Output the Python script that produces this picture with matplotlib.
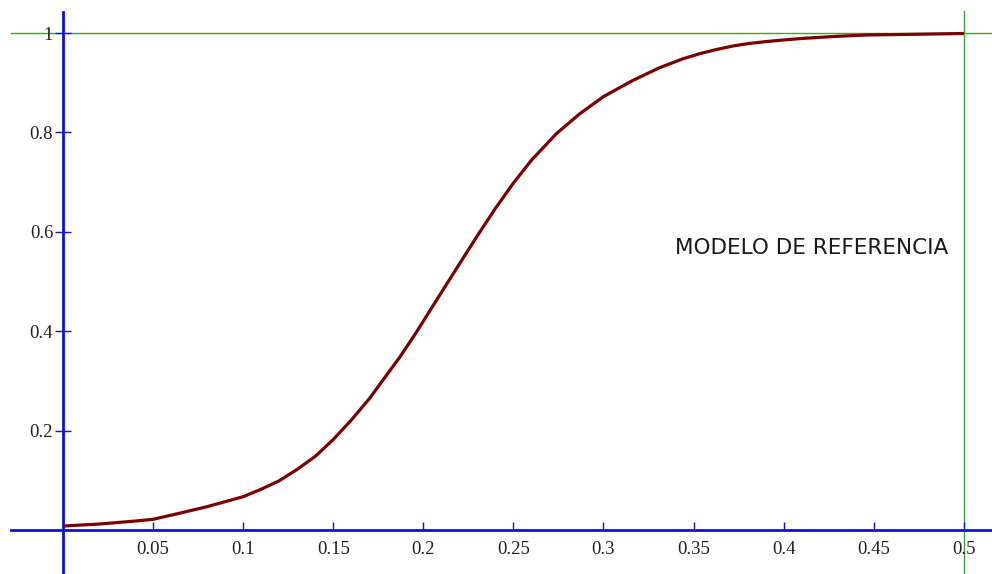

────────────────────

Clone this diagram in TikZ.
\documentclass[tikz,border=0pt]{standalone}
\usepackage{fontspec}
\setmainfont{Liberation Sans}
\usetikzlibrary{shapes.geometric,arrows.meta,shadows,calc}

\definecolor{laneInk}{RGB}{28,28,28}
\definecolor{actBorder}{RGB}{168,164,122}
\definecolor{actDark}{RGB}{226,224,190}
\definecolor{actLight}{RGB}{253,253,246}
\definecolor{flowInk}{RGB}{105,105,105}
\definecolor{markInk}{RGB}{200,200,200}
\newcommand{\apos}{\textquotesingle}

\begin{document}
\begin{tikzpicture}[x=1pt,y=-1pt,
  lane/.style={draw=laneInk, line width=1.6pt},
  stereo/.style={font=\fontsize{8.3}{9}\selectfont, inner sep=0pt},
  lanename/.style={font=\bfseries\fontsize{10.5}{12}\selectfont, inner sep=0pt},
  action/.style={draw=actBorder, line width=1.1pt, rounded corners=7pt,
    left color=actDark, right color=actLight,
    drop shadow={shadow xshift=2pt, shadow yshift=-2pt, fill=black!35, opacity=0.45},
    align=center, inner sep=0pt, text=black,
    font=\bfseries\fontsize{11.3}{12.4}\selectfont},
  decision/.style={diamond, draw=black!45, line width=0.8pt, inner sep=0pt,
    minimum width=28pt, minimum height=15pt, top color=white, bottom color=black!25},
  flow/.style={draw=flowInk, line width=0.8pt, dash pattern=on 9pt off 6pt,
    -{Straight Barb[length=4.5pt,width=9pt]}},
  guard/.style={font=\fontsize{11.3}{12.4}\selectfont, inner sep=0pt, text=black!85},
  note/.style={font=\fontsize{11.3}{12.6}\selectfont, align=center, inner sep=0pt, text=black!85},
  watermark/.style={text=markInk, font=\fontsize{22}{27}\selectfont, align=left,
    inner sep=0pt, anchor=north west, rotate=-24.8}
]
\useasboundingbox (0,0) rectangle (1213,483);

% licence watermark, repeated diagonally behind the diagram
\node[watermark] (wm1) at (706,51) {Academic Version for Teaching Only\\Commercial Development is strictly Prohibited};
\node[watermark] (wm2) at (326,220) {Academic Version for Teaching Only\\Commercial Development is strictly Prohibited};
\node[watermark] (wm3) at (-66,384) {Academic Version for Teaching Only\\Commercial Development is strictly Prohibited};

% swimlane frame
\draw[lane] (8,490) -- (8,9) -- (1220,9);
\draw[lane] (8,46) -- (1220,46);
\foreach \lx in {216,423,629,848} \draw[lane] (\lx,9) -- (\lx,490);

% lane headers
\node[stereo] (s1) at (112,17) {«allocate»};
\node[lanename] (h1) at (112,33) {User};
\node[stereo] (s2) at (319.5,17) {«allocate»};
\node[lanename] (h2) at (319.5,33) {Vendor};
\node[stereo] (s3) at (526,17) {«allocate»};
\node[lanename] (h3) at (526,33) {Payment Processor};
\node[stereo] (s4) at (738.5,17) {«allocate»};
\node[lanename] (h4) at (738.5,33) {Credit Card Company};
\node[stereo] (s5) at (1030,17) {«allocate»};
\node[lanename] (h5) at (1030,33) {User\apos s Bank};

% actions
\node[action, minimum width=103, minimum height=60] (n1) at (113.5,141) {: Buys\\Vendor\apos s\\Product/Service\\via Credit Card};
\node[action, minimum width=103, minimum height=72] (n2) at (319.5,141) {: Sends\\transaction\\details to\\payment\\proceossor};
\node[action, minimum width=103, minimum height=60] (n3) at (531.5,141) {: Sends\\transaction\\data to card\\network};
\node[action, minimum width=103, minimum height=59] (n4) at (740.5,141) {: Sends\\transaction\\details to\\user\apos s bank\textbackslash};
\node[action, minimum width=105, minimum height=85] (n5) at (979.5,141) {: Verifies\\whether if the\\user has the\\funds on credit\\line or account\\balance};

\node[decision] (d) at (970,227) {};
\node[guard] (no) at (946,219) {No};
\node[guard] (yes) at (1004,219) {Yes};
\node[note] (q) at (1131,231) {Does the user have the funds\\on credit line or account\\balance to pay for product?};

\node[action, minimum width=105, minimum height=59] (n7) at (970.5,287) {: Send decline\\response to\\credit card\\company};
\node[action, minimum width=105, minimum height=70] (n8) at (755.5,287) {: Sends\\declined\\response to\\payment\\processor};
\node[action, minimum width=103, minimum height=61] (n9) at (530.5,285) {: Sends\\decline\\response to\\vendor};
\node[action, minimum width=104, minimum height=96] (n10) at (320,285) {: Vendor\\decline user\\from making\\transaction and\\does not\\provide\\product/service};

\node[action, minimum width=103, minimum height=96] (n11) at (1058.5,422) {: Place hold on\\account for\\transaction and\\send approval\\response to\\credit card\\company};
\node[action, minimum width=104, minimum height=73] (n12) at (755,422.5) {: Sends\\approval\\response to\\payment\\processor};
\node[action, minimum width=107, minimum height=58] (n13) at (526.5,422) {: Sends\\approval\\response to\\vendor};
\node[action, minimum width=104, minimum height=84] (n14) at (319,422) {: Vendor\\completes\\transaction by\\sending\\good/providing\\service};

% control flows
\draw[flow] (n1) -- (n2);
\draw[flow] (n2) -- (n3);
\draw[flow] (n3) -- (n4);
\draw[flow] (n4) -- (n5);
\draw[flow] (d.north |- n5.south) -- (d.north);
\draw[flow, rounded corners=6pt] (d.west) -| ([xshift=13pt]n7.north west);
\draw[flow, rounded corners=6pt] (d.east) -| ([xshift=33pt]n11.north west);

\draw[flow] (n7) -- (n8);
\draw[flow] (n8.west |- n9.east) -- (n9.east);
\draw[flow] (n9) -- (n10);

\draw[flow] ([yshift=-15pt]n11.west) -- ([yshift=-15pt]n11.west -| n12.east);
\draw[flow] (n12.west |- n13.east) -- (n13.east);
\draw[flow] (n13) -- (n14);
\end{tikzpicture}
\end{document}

────────────────────

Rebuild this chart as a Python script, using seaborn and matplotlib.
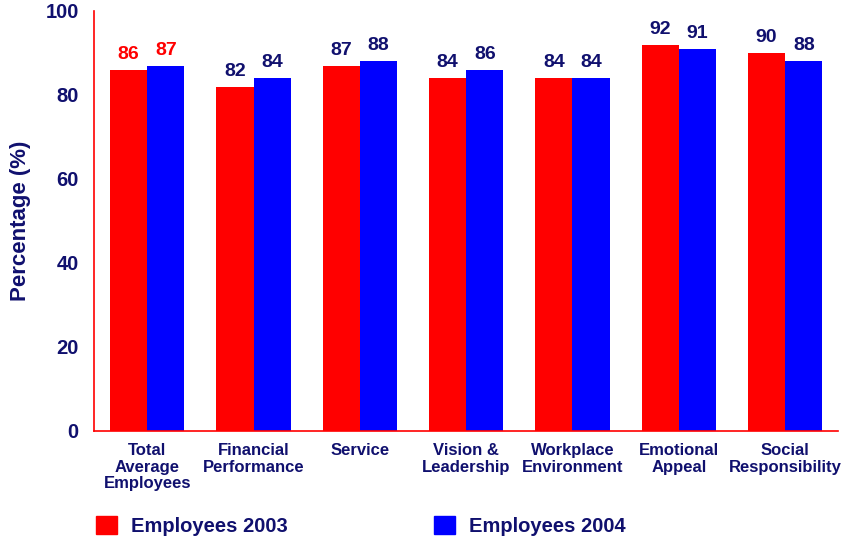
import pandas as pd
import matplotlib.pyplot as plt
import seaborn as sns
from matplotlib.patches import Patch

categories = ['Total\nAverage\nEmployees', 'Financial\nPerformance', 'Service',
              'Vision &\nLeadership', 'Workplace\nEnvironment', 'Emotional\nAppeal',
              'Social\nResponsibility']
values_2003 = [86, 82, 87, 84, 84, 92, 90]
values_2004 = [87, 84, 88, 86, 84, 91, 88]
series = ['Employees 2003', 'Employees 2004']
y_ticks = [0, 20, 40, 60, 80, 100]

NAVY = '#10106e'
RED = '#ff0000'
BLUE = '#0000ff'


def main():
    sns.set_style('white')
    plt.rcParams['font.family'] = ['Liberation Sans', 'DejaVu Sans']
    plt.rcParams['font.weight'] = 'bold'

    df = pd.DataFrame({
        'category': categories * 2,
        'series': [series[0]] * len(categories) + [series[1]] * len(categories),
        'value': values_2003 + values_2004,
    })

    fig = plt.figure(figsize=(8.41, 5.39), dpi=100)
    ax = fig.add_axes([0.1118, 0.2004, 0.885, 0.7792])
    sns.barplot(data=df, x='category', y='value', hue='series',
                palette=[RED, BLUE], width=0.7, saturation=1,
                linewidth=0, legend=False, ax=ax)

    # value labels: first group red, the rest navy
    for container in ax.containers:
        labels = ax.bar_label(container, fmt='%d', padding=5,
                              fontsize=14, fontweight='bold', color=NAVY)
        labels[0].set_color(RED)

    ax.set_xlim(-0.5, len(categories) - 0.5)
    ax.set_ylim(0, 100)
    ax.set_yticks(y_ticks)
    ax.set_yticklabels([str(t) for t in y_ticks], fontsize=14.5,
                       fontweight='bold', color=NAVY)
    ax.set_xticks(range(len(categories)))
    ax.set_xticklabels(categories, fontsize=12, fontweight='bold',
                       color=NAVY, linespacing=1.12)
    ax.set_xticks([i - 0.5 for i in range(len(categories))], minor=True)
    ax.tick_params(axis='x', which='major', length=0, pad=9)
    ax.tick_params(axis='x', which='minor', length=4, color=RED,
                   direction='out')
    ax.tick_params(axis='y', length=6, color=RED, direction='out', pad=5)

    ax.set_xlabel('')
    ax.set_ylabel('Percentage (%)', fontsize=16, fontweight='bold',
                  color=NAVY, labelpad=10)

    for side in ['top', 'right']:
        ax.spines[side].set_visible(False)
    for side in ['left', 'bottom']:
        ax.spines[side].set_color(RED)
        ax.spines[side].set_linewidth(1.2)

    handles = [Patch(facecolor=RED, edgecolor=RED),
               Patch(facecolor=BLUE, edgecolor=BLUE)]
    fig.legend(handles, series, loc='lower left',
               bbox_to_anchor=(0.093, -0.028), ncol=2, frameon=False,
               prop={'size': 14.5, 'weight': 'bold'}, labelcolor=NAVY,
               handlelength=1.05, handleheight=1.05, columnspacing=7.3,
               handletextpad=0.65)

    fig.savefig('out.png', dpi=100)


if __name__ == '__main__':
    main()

────────────────────

- [Task brief] Pictures should be left out. Retype only the run of lines from the line containing "Rebuild this chart" to the line containing "plt.rcParams['font.weight'] = 'bold'", inclusive.

- [Answer to the task]
Rebuild this chart as a Python script, using seaborn and matplotlib.
import pandas as pd
import matplotlib.pyplot as plt
import seaborn as sns
from matplotlib.patches import Patch

categories = ['Total\nAverage\nEmployees', 'Financial\nPerformance', 'Service',
              'Vision &\nLeadership', 'Workplace\nEnvironment', 'Emotional\nAppeal',
              'Social\nResponsibility']
values_2003 = [86, 82, 87, 84, 84, 92, 90]
values_2004 = [87, 84, 88, 86, 84, 91, 88]
series = ['Employees 2003', 'Employees 2004']
y_ticks = [0, 20, 40, 60, 80, 100]

NAVY = '#10106e'
RED = '#ff0000'
BLUE = '#0000ff'


def main():
    sns.set_style('white')
    plt.rcParams['font.family'] = ['Liberation Sans', 'DejaVu Sans']
    plt.rcParams['font.weight'] = 'bold'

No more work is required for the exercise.